Последний круг проблем затрагивает еще одну дисциплину, сближение которой с историей чтения наметилось уже в 1980-х годах — историю литературы. «...Мы не сможем понять ни рецепцию произведений, ни даже то, что называли „работой смысла“ или актуализацией полисемии литературного текста, если не согласимся стать, непосредственно или через уже существующие работы, историком книги и читательских практик», — писал в 1995 году, подводя некоторые итоги взаимодействия двух дисциплин, Ж.-М. Гульмон[371]
. Сам Шартье в своей программной статье «История и литература», предлагал новое определение истории литературы как «истории различных модальностей апроприации текстов», выделяя ряд особых объектов исследования для этой дисциплины, связанных со способами бытования печатного текста и его восприятия аудиторией. Среди них особенно важными представляются два: анализ таких характеристик произведения, какие «обусловлены „укладом письма“, в рамках которого они были произведены (таковы — разные в разные времена — ограничения, проистекающие из социального устройства, патронажа либо рынка)», а также «категорий, из которых складывался „институт литературы“ (таких, как понятия „автор“, „произведение“, „книга“, „письмо“, „копирайт“ и т.п.)»[372].Понимание литературы не как совокупности (или иерархии) текстов, а как социокультурного института, основанного на системе исторически детерминированных, а значит, исторически подвижных категорий, означало не только смену ориентиров в литературоведении, возможность преодолеть границы структуралистских и деконструктивистских теорий, но и нечто большее. Этот подход обнажил фундаментальное и непреодолимое противоречие, на котором базируется вся привычная нам система восприятия текстов. Действительно, с одной стороны, каждый текст существует в своих конкретных материальных воплощениях — на книжной или газетной странице, в устах чтеца или актера.
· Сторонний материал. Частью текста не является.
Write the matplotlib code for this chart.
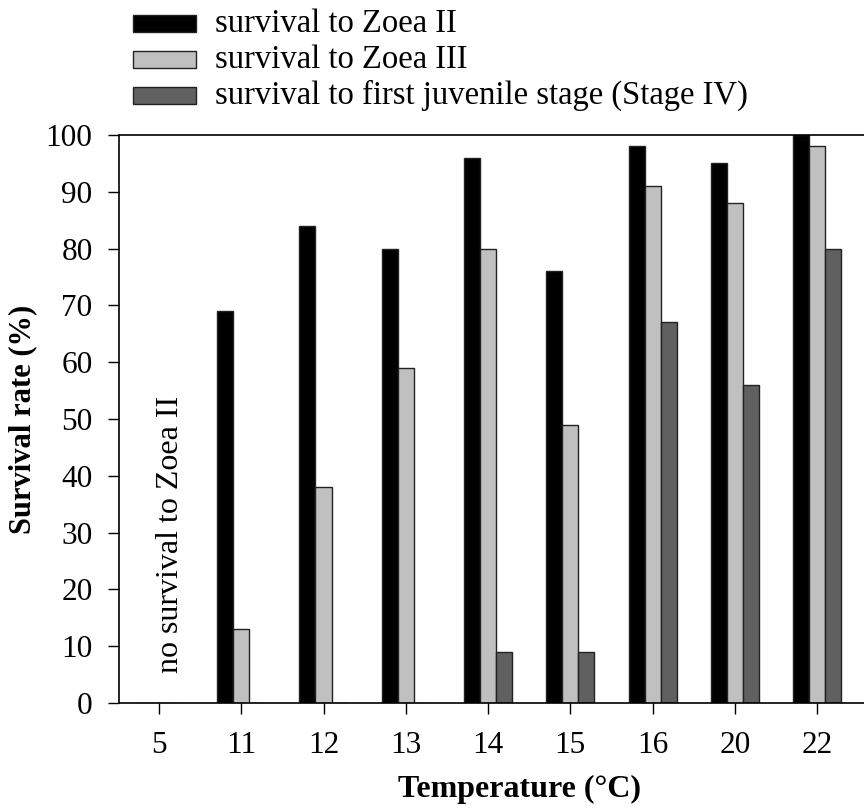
import numpy as np
import matplotlib.pyplot as plt
from matplotlib.patches import Rectangle

plt.rcParams['font.family'] = ['Liberation Serif', 'DejaVu Serif']

# --- data ---
temps = ['5', '11', '12', '13', '14', '15', '16', '20', '22']
zoea2 = [0, 69, 84, 80, 96, 76, 98, 95, 100]
zoea3 = [0, 13, 38, 59, 80, 49, 91, 88, 98]
stage4 = [0, 0, 0, 0, 9, 9, 67, 56, 80]
labels = ['survival to Zoea II', 'survival to Zoea III',
          'survival to first juvenile stage (Stage IV)']
colors = ['#000000', '#c0c0c0', '#606060']

W, H = 864, 808
fig = plt.figure(figsize=(W/100, H/100), dpi=100)
ax = fig.add_axes([119/W, 1-703/H, 1-119/W, (703-135)/H])

x = np.arange(len(temps))
w = 0.195
series = [zoea2, zoea3, stage4]
for i, (vals, c) in enumerate(zip(series, colors)):
    ax.bar(x + (i-1)*w, vals, width=w, color=c, edgecolor='#222222',
           linewidth=1.0, zorder=2)

ax.set_xlim(-0.486, 8.57)
ax.set_ylim(0, 100)
ax.set_xticks(x)
ax.set_xticklabels(temps)
ax.set_yticks(np.arange(0, 101, 10))
ax.tick_params(axis='both', labelsize=22.5, length=8, width=1, direction='out')
ax.tick_params(axis='y', pad=11)
ax.tick_params(axis='x', pad=12)
ax.spines['right'].set_visible(False)
for s in ['left', 'top', 'bottom']:
    ax.spines[s].set_linewidth(1.2)

ax.set_ylabel('Survival rate (%)', fontsize=22, fontweight='bold')
ax.yaxis.set_label_coords(-0.110, 0.5)
ax.set_xlabel('Temperature (°C)', fontsize=23, fontweight='bold')
ax.xaxis.set_label_coords(0.538, -0.126)

ax.text(0.14, 29.6, 'no survival to Zoea II', rotation=90, fontsize=23,
        ha='center', va='center')

# legend on top (drawn by hand, figure pixel layout)
box_l, box_r, text_x = 133, 196, 215
rows = [23.5, 59.5, 95.5]
box_h = 17
for yc, c, lab in zip(rows, colors, labels):
    fig.patches.append(Rectangle((box_l/W, 1-(yc+box_h/2)/H), (box_r-box_l)/W, box_h/H,
                                 transform=fig.transFigure, facecolor=c,
                                 edgecolor='#222222', linewidth=1.0))
    fig.text(text_x/W, 1-yc/H, lab, fontsize=23.5, ha='left', va='center')

fig.savefig('out.png', dpi=100)
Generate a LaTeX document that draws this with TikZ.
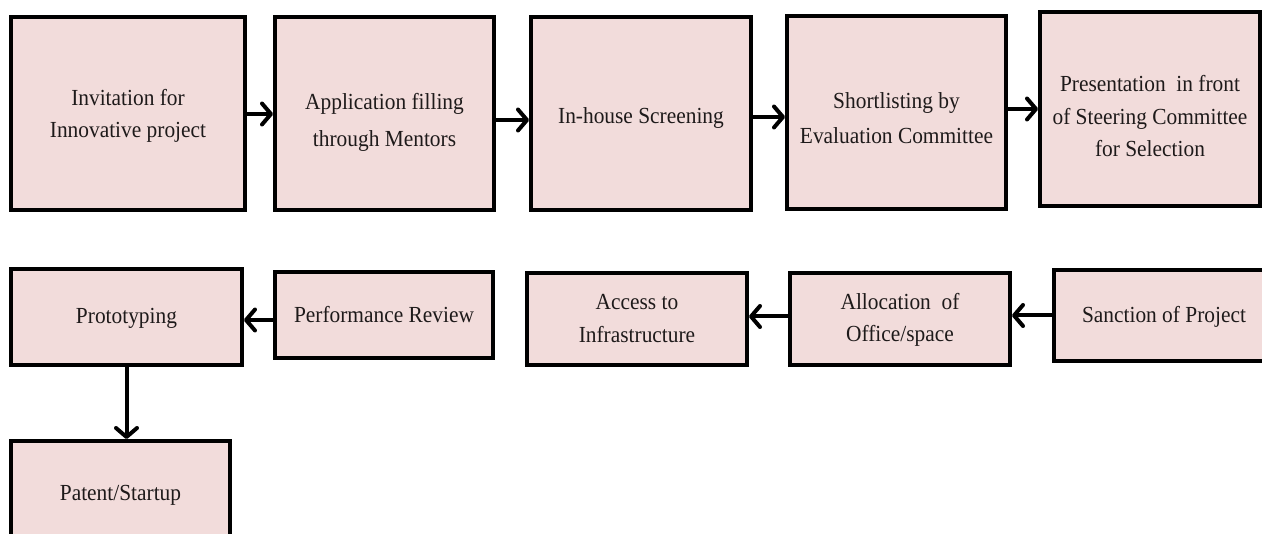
\documentclass[tikz,border=0pt]{standalone}
\usepackage{fontspec}
\setmainfont[FakeStretch=0.93]{Liberation Serif}
\usetikzlibrary{arrows.meta}
\definecolor{boxfill}{HTML}{F2DCDB}
\definecolor{txt}{HTML}{1E1A1A}
\newcommand\tx[2]{\raisebox{-#1pt}[0pt][0pt]{\begin{tabular}{@{}c@{}}#2\end{tabular}}}
\begin{document}
\begin{tikzpicture}[x=1pt,y=-1pt,
  box/.style={draw=black, line width=4pt, fill=boxfill, inner sep=0pt,
    font=\fontsize{23}{32}\selectfont, text=txt},
  arr/.style={line width=4pt, line cap=round, line join=round,
    -{Straight Barb[length=9pt,width=21pt,line cap=round,line join=round]}}]
\useasboundingbox (0,0) rectangle (1262,534);
\clip (0,0) rectangle (1262,534);
% row 1
\node[box, minimum width=234pt, minimum height=193pt] (b1) at (128,113.5) {\tx{7.5}{Invitation for\\Innovative project}};
\node[box, minimum width=219pt, minimum height=193pt] (b2) at (384.5,113.5) {\tx{14.5}{Application filling\\[5pt]through Mentors}};
\node[box, minimum width=220pt, minimum height=193pt] (b3) at (641,113.5) {\tx{9.5}{In-house Screening}};
\node[box, minimum width=219pt, minimum height=193pt] (b4) at (896.5,112.5) {\tx{13.5}{Shortlisting by\\[3pt]Evaluation Committee}};
\node[box, minimum width=220pt, minimum height=194pt] (b5) at (1150,109) {\tx{15}{Presentation\ \ in front\\[0.5pt]of Steering Committee\\[0.5pt]for Selection}};
% row 2
\node[box, minimum width=231pt, minimum height=96pt] (proto) at (126.5,317) {\tx{6}{Prototyping}};
\node[box, minimum width=218pt, minimum height=86pt] (perf) at (384,315) {\tx{7}{Performance Review}};
\node[box, minimum width=220pt, minimum height=92pt] (acc) at (637,319) {\tx{7}{Access to\\[1.5pt]Infrastructure}};
\node[box, minimum width=220pt, minimum height=92pt] (alloc) at (900,319) {\tx{6}{Allocation\ \ of\\Office/space}};
\node[box, minimum width=220pt, minimum height=91pt] (sanc) at (1164,315.5) {\tx{6.5}{Sanction of Project}};
% row 3
\node[box, minimum width=219pt, minimum height=102pt] (pat) at (120.5,492) {\tx{8}{Patent/Startup}};
% connectors
\draw[arr] (b1.east |- 0,114) -- (b2.west |- 0,114);
\draw[arr] (b2.east |- 0,120) -- (b3.west |- 0,120);
\draw[arr] (b3.east |- 0,117) -- (b4.west |- 0,117);
\draw[arr] (b4.east |- 0,109) -- (b5.west |- 0,109);
\draw[arr] (sanc.west |- 0,315.5) -- (alloc.east |- 0,315.5);
\draw[arr] (alloc.west |- 0,316.5) -- (acc.east |- 0,316.5);
\draw[arr] (perf.west |- 0,320) -- (proto.east |- 0,320);
\draw[arr] (proto.south) -- (pat.north -| proto.south);
\end{tikzpicture}
\end{document}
С другой, он соотнесен с фигурой автора, чья «сигнатура» гарантирует его подлинность, цельность и стилистическое своеобразие в глазах читателя — а также право собственности на него самого автора, получающего за его создание моральное и материальное вознаграждение (и несущего ответственность за его содержание). Исторически изменчивый (и преходящий) характер «авторской функции» был, как известно, проанализирован еще в знаменитой работе М. Фуко[373]
, основные положения которой Шартье развивает и уточняет в статье «Автор в системе книгопечатания». Однако если семантика текста определяется не только авторским замыслом, но и материальной «реализацией» принадлежащего ему текста в каждую конкретную эпоху, то и фигура автора утрачивает решающее значение в истории литературы. Более того, как пишет Шартье в предисловии к своей последней книге[374], «производство как книг, так и самих текстов — процесс, предполагающий не только жест пишущего, но и различные этапы, различные техники, различных участников: копиистов, либрариев-издателей, мастеров-печатников, наборщиков, корректоров. Взаимодействие произведений и социального мира не сводится только к эстетической и символической апроприации обычных объектов, языков и ритуальных либо бытовых практик <...> Оно затрагивает множество более фундаментальных, подвижных, неустойчивых связей, возникающих между текстом и его материальными особенностями, между произведением и его записями. Процесс публикации, в какой бы модальности он ни происходил, всегда есть процесс коллективный, предполагающий участие множества действующих лиц и не отделяющий материальность текста от текстуальности книги». Тезис о «смерти автора», которую Ролан Барт в своей знаменитой статье связывал с вне- и надличностным характером дискурсивных моделей, неожиданно получил теоретическое подкрепление со стороны истории книги — иными словами, с прямо противоположных позиций.